I don't think it's unreasonable to have a system where every program uses the same version of a library.
>And just cross our fingers and just _hope_ that every app/library is fully amenable to being patched this way?
It requires some foresight in designing the application, and whether or not you even choose to use that application in the first place. We should strive to decrease the complexity of the system as a whole. The fact that packages are using different versions of the same library in the first place is a canary and the system should disincentivize that use case to some extent. Using static libraries or a chroot or a sandbox for everything is sweeping the problems under the carpet.
>taking an approach that requires us to “do extra work to untangle ourselves” we should try and…not have that problem in the first place.
I would prefer a system that allows you to link every application to the same library as a default, but also allows for some per-application override, perhaps by using symlinks. That would cover the majority of use cases. But I do not think that dynamic linking is generally in vain.
In my own projects, I try to rely on static linking as much as possible, so I understand your perspective as a developer. But as a user I do not want programs to have their own dependencies separate from the rest of the system.
> I don't think it's unreasonable to have a system where every program uses the same version of a library.
I really think it is. Even at the scale of a single app it may sometimes make sense to have multiple versions of a same library, if for instance it implements a given algorithm in two different ways and both ways have useful properties
I have seen this (linking with multiple versions of the same library) for maintaining backwards compatibility, for example to support parsing a data file from a previous version, but never for selecting different algorithms.
> I don't think it's unreasonable to have a system where every program uses the same version of a library.
If there were guarantees that every library would always be both forwards and backwards compatible, that would be reasonable. Sadly, that's not the case.
Could a more streamlined “conception” of something like Gentoo fix this?
Applications ship their lock files + version constraints. Gets merged into a user/os level set of packages. You update one package, OS can figure out what it has to rebuild and goes off and does that.
Still shit-out-of-luck for anything proprietary, and it’s still super possible for users to end up looking at compile failures, but technically fits the bill?

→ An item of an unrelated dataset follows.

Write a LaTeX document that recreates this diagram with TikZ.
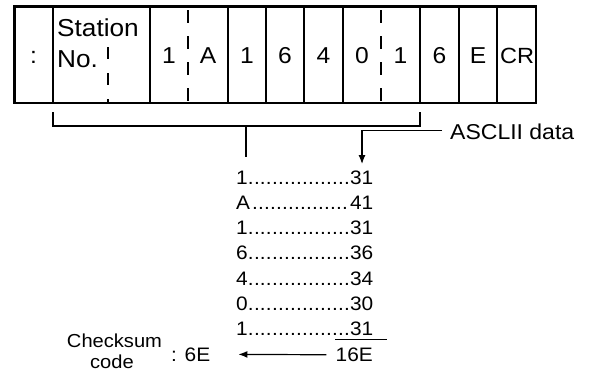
\documentclass[tikz,border=0pt]{standalone}
\usepackage{fontspec}
\setmainfont[FakeStretch=1.07]{Liberation Sans}
\usetikzlibrary{arrows.meta}
\newcommand\dotrow[2]{\hbox to 137pt{#1\cleaders\hbox to 6pt{\hss.\hss}\hfill#2}}
\begin{document}
\begin{tikzpicture}[x=1pt,y=-1pt,
  cell/.style={inner sep=0pt, anchor=base, font=\fontsize{23}{27}\selectfont},
  stn/.style={inner sep=0pt, anchor=base west, font=\fontsize{24.5}{29}\selectfont},
  row/.style={inner sep=0pt, anchor=base west, font=\fontsize{19.5}{23}\selectfont},
  lbl/.style={inner sep=0pt, font=\fontsize{19.5}{23}\selectfont},
  sep/.style={line width=1.1pt},
  dsep/.style={line width=1.1pt, dash pattern=on 13pt off 13pt, dash phase=22pt},
  conn/.style={line width=1.2pt},
  arr/.style={line width=1.2pt, -{Latex[length=9pt,width=7pt]}}]
\useasboundingbox (0,0) rectangle (589,372);
% frame
\draw[line width=2.6pt] (14.7,6.2) rectangle (536,103);
\foreach \x in {53,150,228,266,304,343,420,459,497}
  \draw[sep] (\x,6.2) -- (\x,103);
\foreach \x in {188,381}
  \draw[dsep] (\x,6.2) -- (\x,103);
\draw[line width=1.1pt, dash pattern=on 12pt off 14pt] (108,47) -- (108,103);
% cell texts
\node[cell] (c0) at (33.5,63) {:};
\node[stn] (st) at (57,36) {Station};
\node[stn] (no) at (57,67) {No.};
\node[cell] (c1) at (169,63) {1};
\node[cell] (c2) at (208,63) {A};
\node[cell] (c3) at (247,63) {1};
\node[cell] (c4) at (285,63) {6};
\node[cell] (c5) at (323.5,63) {4};
\node[cell] (c6) at (362,63) {0};
\node[cell] (c7) at (400.5,63) {1};
\node[cell] (c8) at (439.5,63) {6};
\node[cell] (c9) at (478,63) {E};
\node[cell, font=\fontsize{22}{26}\selectfont] (c10) at (517,63) {CR};
% bracket
\coordinate (bl) at (53,112);
\coordinate (br) at (420,112);
\coordinate (bm) at (246,126);
\coordinate (bs) at (246,157);
\draw[conn] (bl) |- (bm) -| (br);
\draw[conn] (bm) -- (bs);
% ASCII label
\node[lbl, font=\fontsize{21.5}{25}\selectfont, anchor=base west] (asc) at (450,139.5) {ASCLII data};
\coordinate (tip) at (362,164);
\draw[arr] ([xshift=-8pt,yshift=1pt]asc.west) -| (tip);
% list
\node[row] (r1) at (236,184) {\dotrow{1}{31}};
\node[row] (r2) at (236,209.3) {\dotrow{A}{41}};
\node[row] (r3) at (236,234.6) {\dotrow{1}{31}};
\node[row] (r4) at (236,259.9) {\dotrow{6}{36}};
\node[row] (r5) at (236,285.2) {\dotrow{4}{34}};
\node[row] (r6) at (236,310.5) {\dotrow{0}{30}};
\node[row] (r7) at (236,335.8) {\dotrow{1}{31}};
\node[row, anchor=base east] (sum) at (373,361.5) {16E};
\draw[conn] (335,339.5) -- (387,339.5);
% checksum
\node[lbl, anchor=base west] (cs) at (171,361) {: 6E};
\node[lbl, font=\fontsize{18.8}{21}\selectfont, anchor=base] (ck1) at (114.5,347.3) {Checksum};
\node[lbl, font=\fontsize{18.8}{21}\selectfont, anchor=base] (ck2) at (112,368) {code};
\draw[arr, shorten <=9pt, shorten >=28pt] (sum.west) -- (cs.east);
\end{tikzpicture}
\end{document}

> The solution to…a problem created directly by a specific approach is to…do even more work ourselves to try and untangle ourselves?
The solution is to be more professional. DLL hell comes from libraries that break compatibility: serious libraries should not break compatibility, or at least not often. Then when they do and you happen to have the issue, it's totally fair to go patch the library you depend on that depends on the breaking lib. Even in proprietary software.
The modern way is to use ZeroVer [1] and language package managers that pull hundreds of dependencies in the blink of an eye. Then asking that people compile everything themselves or use the one system deemed worthy of support (usually Windows and the very latest Ubuntu). And of course not caring about security one bit.